To disable it globally:

(config)# no cdp run

To enable it on certain interface(s):

(config-if)# cdp enable

To disable it on certain interface(s):

(config-if)# no cdp enable

In a table, to display whether or not a device has established a connection between another device or devices:

(device name)# show cdp neighbors

Note: This command will show the names of other devices, which ports are connecting the devices, model name/number, and features of the device.

To show the traffic that is passed between the CDP devices:

(device name)# show cdp traffic

These commands can help mitigate or detect CDP attacks, such as CDP spoofing. It can also help discover flaws within the system, e.g.; mismatched native VLANs, that could be inhibiting the connection between other devices.

== How CDP works ==
When a router running CDP receives a CDP packet, it begins to build a table that lists the neighboring devices. Once the devices are discovered, they intermittently send a packet of updated information to each other.
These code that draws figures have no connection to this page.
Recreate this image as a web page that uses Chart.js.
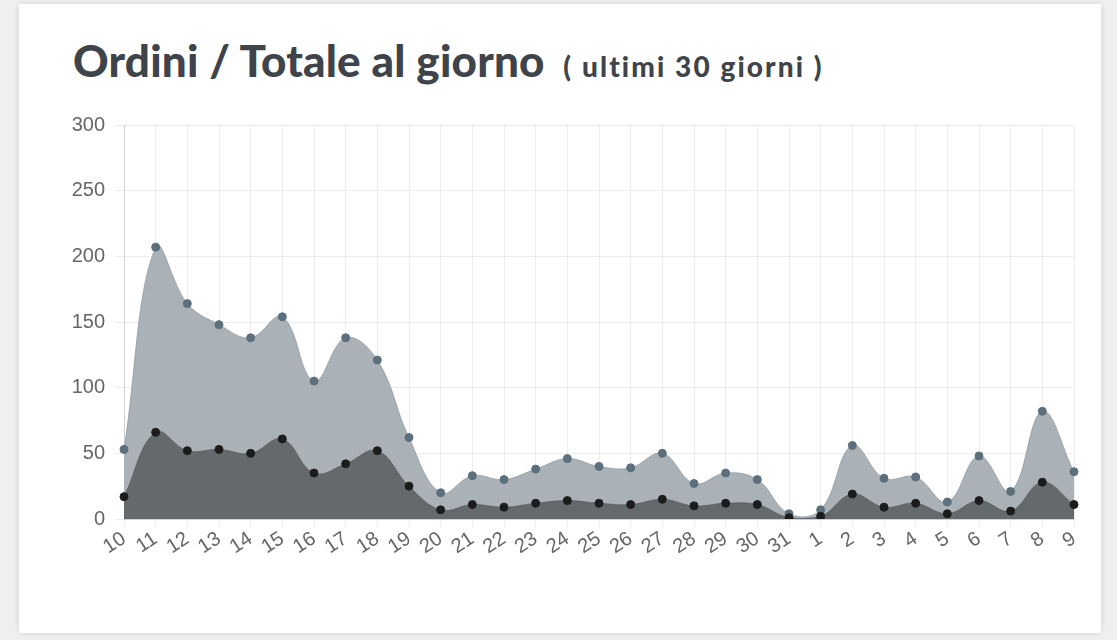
<!DOCTYPE html>
<html>
<head>
<meta charset="utf-8">
<script src="https://cdn.jsdelivr.net/npm/chart.js@4/dist/chart.umd.min.js"></script>
<style>
  html, body { margin: 0; padding: 0; }
  body { width: 1117px; height: 640px; background: #efefef; position: relative; overflow: hidden; }
  .card {
    position: absolute; left: 19px; top: 4px; width: 1082px; height: 629px;
    background: #fff; box-shadow: 0 0 6px rgba(0,0,0,0.12);
  }
  h2 {
    position: absolute; left: 54px; top: 30px; margin: 0;
    font-family: Lato, "Open Sans", sans-serif; font-weight: 900; font-size: 44px;
    color: #3e444a; white-space: nowrap; line-height: 1.2; letter-spacing: 0.2px;
  }
  h2 small { font-size: 28px; font-weight: 900; margin-left: 8px; letter-spacing: 2.1px; }
  .wrap { position: absolute; left: 21px; top: 99px; width: 1054px; height: 465px; }
</style>
</head>
<body>
<div class="card">
  <h2>Ordini / Totale al giorno <small>( ultimi 30 giorni )</small></h2>
  <div class="wrap"><canvas id="ordersChart" width="1054" height="465"></canvas></div>
</div>
<script>
// giorni (ultimi 30)
const days = ["10","11","12","13","14","15","16","17","18","19","20","21","22","23","24","25","26","27","28","29","30","31","1","2","3","4","5","6","7","8","9"];

// totale al giorno
const totale = [53, 207, 164, 148, 138, 154, 105, 138, 121, 62, 20, 33, 30, 38, 46, 40, 39, 50, 27, 35, 30, 4, 7, 56, 31, 32, 13, 48, 21, 82, 36];

// ordini al giorno
const ordini = [17, 66, 52, 53, 50, 61, 35, 42, 52, 25, 7, 11, 9, 12, 14, 12, 11, 15, 10, 12, 11, 1, 2, 19, 9, 12, 4, 14, 6, 28, 11];

const yTicks = [0, 50, 100, 150, 200, 250, 300];

const ctx = document.getElementById("ordersChart").getContext("2d");

new Chart(ctx, {
  type: "line",
  data: {
    labels: days,
    datasets: [
      {
        label: "Ordini",
        data: ordini,
        fill: "origin",
        backgroundColor: "#646a6c",
        borderColor: "rgba(80,84,86,0.6)",
        borderWidth: 1,
        pointRadius: 4,
        pointBackgroundColor: "#1c1c1c",
        pointBorderColor: "#1c1c1c",
        tension: 0.4,
      },
      {
        label: "Totale",
        data: totale,
        fill: "origin",
        backgroundColor: "#aab2b7",
        borderColor: "rgba(140,150,156,0.7)",
        borderWidth: 1,
        pointRadius: 4,
        pointBackgroundColor: "#5b6f7c",
        pointBorderColor: "#5b6f7c",
        tension: 0.4,
      },
    ],
  },
  options: {
    responsive: false,
    animation: false,
    devicePixelRatio: 1,
    layout: { padding: { top: 0, right: 20, bottom: 0, left: 0 } },
    plugins: { legend: { display: false }, tooltip: { enabled: false } },
    scales: {
      x: {
        grid: { color: "rgba(0,0,0,0.07)", tickLength: 8 },
        border: { color: "rgba(0,0,0,0.12)" },
        ticks: {
          color: "#666",
          font: { family: "'Liberation Sans', Arial, sans-serif", size: 20 },
          minRotation: 33,
          maxRotation: 33,
          autoSkip: false,
          padding: 0,
        },
        afterFit: (scale) => { scale.height = 49; },
      },
      y: {
        min: 0,
        max: yTicks[yTicks.length - 1],
        grid: { color: "rgba(0,0,0,0.07)", tickLength: 9 },
        border: { color: "rgba(0,0,0,0.12)" },
        afterBuildTicks: (scale) => { scale.ticks = yTicks.map((v) => ({ value: v })); },
        ticks: {
          color: "#666",
          font: { family: "'Liberation Sans', Arial, sans-serif", size: 20 },
          padding: 10,
        },
        afterFit: (scale) => { scale.width = 84; },
      },
    },
  },
});
</script>
</body>
</html>
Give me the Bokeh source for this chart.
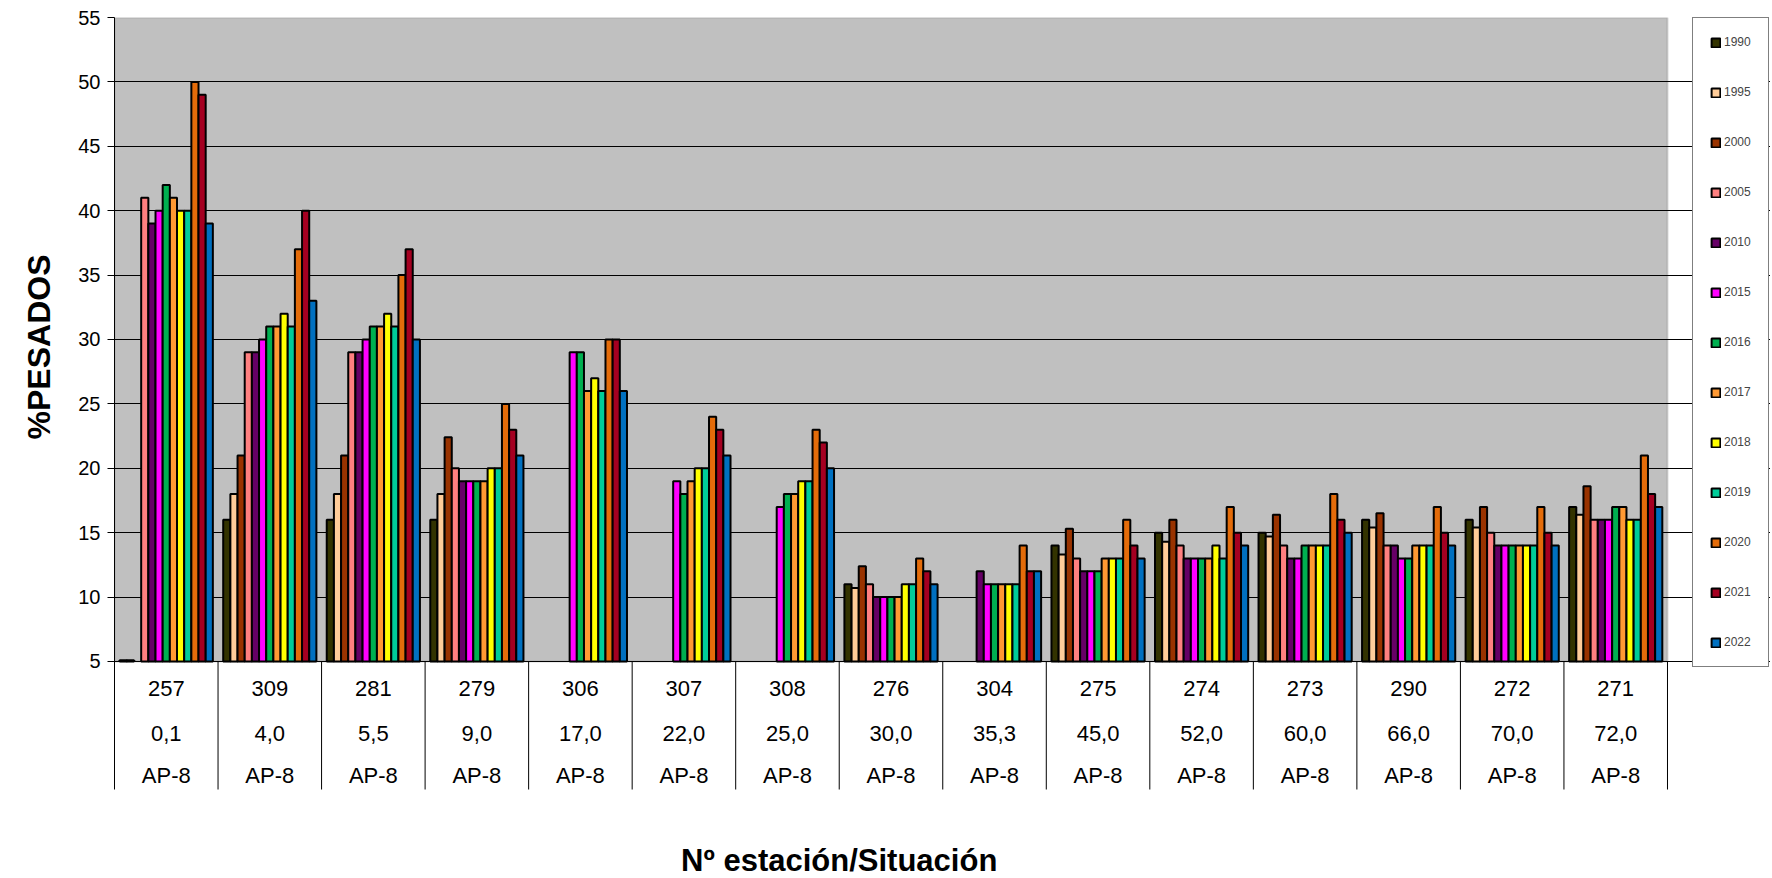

This packet contains various information about the interfaces and devices types and names.

These packets sent through CDP are not encrypted, creating the messages between devices to be easily read through plain-text.

== Spoofing ==
CDP spoofing is the creation of forged packets to impersonate other devices, either real or arbitrary. This attack is a type of Denial-of-Service (DoS) attack that is used to flood connected devices using CDP.

An attacker can exploit this functionality by sending thousands of spoofed CDP packets to the multicast MAC address 01:00:0C:CC:CC:CC to fill neighbor tables in any devices on the network that run CDP. When this happens, other traffic on the network may be dropped as the device does not have the resources necessary to route it. The device's command line interface may also become unresponsive making it difficult to disable CDP during an ongoing attack.

Some administrators may disable CDP at the cost of not being able to benefit from CDP.